Van Gogh aurait pu suffire à représenter l'art annonçant le siècle. Les musées n'ont cependant pas négligé certains de ses contemporains. Par exemple, James Ensor, dont le meilleur de l'œuvre fut réalisé dans les années 1880, mais dans un tout autre contexte : à la lumière d'Ostende, sa ville natale, et en relation avec les animateurs du mouvement symboliste en Belgique. Au printemps, le Petit Palais a consacré une importante rétrospective à cet étrange auteur de danses macabres.

Plusieurs peintres ayant plus ou moins évolué dans le courant symboliste ont été sortis de l'oubli. Ainsi, Charles Filiger, qui avait travaillé auprès de Gauguin à Pont-Aven (à Strasbourg, cet été). Ainsi, Émile Bernard, qui était allé lui aussi à Pont-Aven. Son itinéraire a été retracé pour la première fois à Amsterdam, dans le cadre des manifestations de l'année Van Gogh, parce que après avoir fréquenté Gauguin puis s'être brouillé avec lui, il s'était pris d'admiration pour le Hollandais, avec lequel il correspondait. L'intimiste Édouard Vuillard, enfin, a fait l'objet d'une rétrospective de plus de 200 œuvres, depuis les intérieurs bourgeois peints au temps du nabisme jusqu'aux portraits réalistes des années 1930. Cette exposition, co-produite par le musée des Beaux-Arts de Lyon, la Fondacio Caixa de Pensions de Barcelone et le musée des Beaux-Arts de Nantes, a ensuite circulé dans les trois villes.

Les impressionnistes ont été quelque peu boudés, à l'exception de Monet, auquel une exposition fort judicieuse, portant justement sur les séries de tableaux des années 1890 : meules, peupliers du bord de l'Epte, pont japonais de Giverny, façade de la cathédrale de Rouen..., a été consacrée à Londres (Royal Academy). Autre grande figure des débuts de l'art moderne : Cézanne, fêté en une exposition de circonstance, à Aix-en-Provence, où avaient été réunis plus de trente peintures et dessins de la montagne Sainte-Victoire, le motif privilégié du peintre, qu'un incendie a ravagée en 1989. Les œuvres provenaient de tous les coins du monde (juin-sept.).

Les petits voyages des grandes œuvres d'art

Picasso et Braque, qui doivent tant au maître d'Aix, étaient à Bâle, au printemps, où le Kunstmuseum a accueilli la moitié des œuvres de la fameuse exposition new-yorkaise qui montrait comment les deux peintres avaient inventé, ensemble, le cubisme.

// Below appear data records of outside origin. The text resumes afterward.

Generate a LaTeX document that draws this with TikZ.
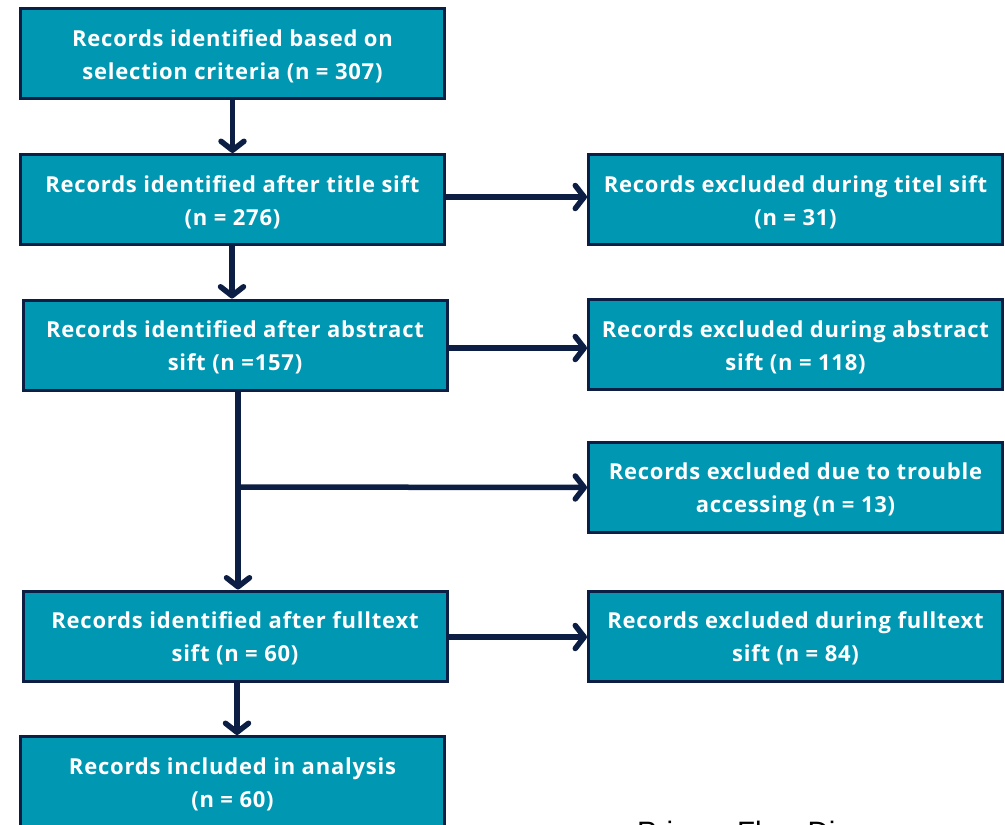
\documentclass[tikz,border=0pt]{standalone}
\usepackage{fontspec}
\setmainfont[LetterSpace=3.5]{Open Sans}
\newfontfamily\captionfont{Liberation Sans}
\usetikzlibrary{arrows.meta}
\definecolor{boxfill}{RGB}{0,151,178}
\definecolor{navy}{RGB}{12,30,68}
\tikzset{
  stage/.style={draw=navy, line width=3pt, fill=boxfill,
    minimum width=424pt, minimum height=90pt, inner sep=0pt},
  excl/.style={stage, minimum width=414pt},
  txt/.style={text=white, font=\fontsize{22}{33}\selectfont\bfseries,
    align=center, inner sep=0pt},
  arr/.style={draw=navy, line width=5.5pt,
    -{Straight Barb[length=9pt,width=23pt,line cap=round,line join=round]}},
}
\newcommand{\boxtext}[2]{\node[txt] (#1t) at ([yshift=-2.5pt]#1.center) {#2};}
\begin{document}
\begin{tikzpicture}[x=1pt,y=-1pt]
  \useasboundingbox (0,0) rectangle (1005,825);
  \clip (0,0) rectangle (1005,825);
  % main column
  \node[stage] (b1) at (232.5,53.5) {};
  \node[stage] (b2) at (232.5,199.5) {};
  \node[stage] (b3) at (235,345) {};
  \node[stage] (b4) at (235,636) {};
  \node[stage] (b5) at (232.5,781.5) {};
  % exclusions
  \node[excl] (r1) at (795.5,199.5) {};
  \node[excl] (r2) at (795.5,344.5) {};
  \node[excl] (r3) at (795.5,487.5) {};
  \node[excl] (r4) at (795.5,636) {};
  % box texts
  \boxtext{b1}{Records identified based on\\selection criteria (n = 307)}
  \boxtext{b2}{Records identified after title sift\\(n = 276)}
  \boxtext{b3}{Records identified after abstract\\sift (n =157)}
  \boxtext{b4}{Records identified after fulltext\\sift (n = 60)}
  \boxtext{b5}{Records included in analysis\\(n = 60)}
  \boxtext{r1}{Records excluded during titel sift\\(n = 31)}
  \boxtext{r2}{Records excluded during abstract\\sift (n = 118)}
  \boxtext{r3}{Records excluded due to trouble\\accessing (n = 13)}
  \boxtext{r4}{Records excluded during fulltext\\sift (n = 84)}
  % caption, cut by the page edge
  \node[anchor=base west, inner sep=0pt, font=\captionfont\fontsize{29.5}{30}\selectfont] (cap) at (637,842) {Prisma Flow Diagram};
  % connectors
  \coordinate (j) at (238,487);
  \draw[arr] (b1.south) -- (b2.north);
  \draw[arr] (b2.south -| 232,0) -- (b3.north -| 232,0);
  \draw[arr] (b3.south -| j) -- (b4.north -| j);
  \draw[arr] (j) -- (r3.west);
  \draw[arr] (b4.south -| 237,0) -- (b5.north -| 237,0);
  \draw[arr] (b2.east |- 0,197) -- (r1.west |- 0,197);
  \draw[arr] (b3.east |- 0,348) -- (r2.west |- 0,348);
  \draw[arr] (b4.east |- 0,637) -- (r4.west |- 0,637);
\end{tikzpicture}
\end{document}
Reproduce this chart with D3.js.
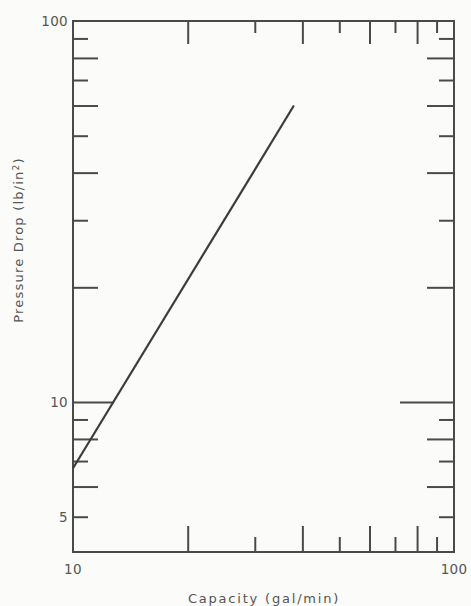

Picasso était aussi au Grand Palais, à l'automne, représenté par une nouvelle dation effectuée après la disparition de Jacqueline, la seconde épouse du peintre. Les quarante-sept peintures, les quarante dessins, les vingt-quatre carnets, les céramiques, les gravures, les sculptures entrés dans le patrimoine national à cette occasion seront répartis dans une vingtaine de musées français.

Une exposition pointue, magnifique, « Matisse au Maroc », a réuni pour la première fois l'ensemble des peintures et des dessins réalisés lors de deux séjours que l'artiste avait effectués en Afrique du Nord, en 1912-1913. Ces voyages de quelques mois furent déterminants pour le peintre, inspiré par la lumière du Sud et l'architecture de Rabat. Nombre de ses œuvres marocaines, qui avaient été acquises dès leur création par les collectionneurs russes Chtchoukine et Morozov, sont passées dans les musées soviétiques ; d'autres sont à New York. Aussi l'exposition, organisée conjointement par les Américains et par les Soviétiques, a-t-elle été présentée à la National Gallery de Washington (au printemps), au musée d'Art moderne de New York (pendant l'été), au musée Pouchkine à Moscou (durant l'automne), et enfin au musée de l'Ermitage à Leningrad (où elle a été inaugurée en décembre).

Cette exposition Matisse est significative du développement, au cours de l'année, des relations artistiques entre les pays occidentaux et les pays de l'Est, en particulier entre les grands musées américains et soviétiques, qui ont aussi échangé provisoirement des œuvres. Tandis que le Metropolitan Museum de New York et l'Art Institute de Chicago envoyaient au musée Pouchkine de Moscou et à l'Ermitage de Leningrad quatre-vingt-deux chefs-d'œuvre de l'art médiéval (dont un quart d'origine française), les deux musées soviétiques prêtaient 51 tableaux français aux musées américains. « De Poussin à Matisse : le goût russe pour la peinture française », tel était le titre de cette exposition qui, pas plus que celle de Matisse au Maroc, n'a pu malheureusement faire halte en France.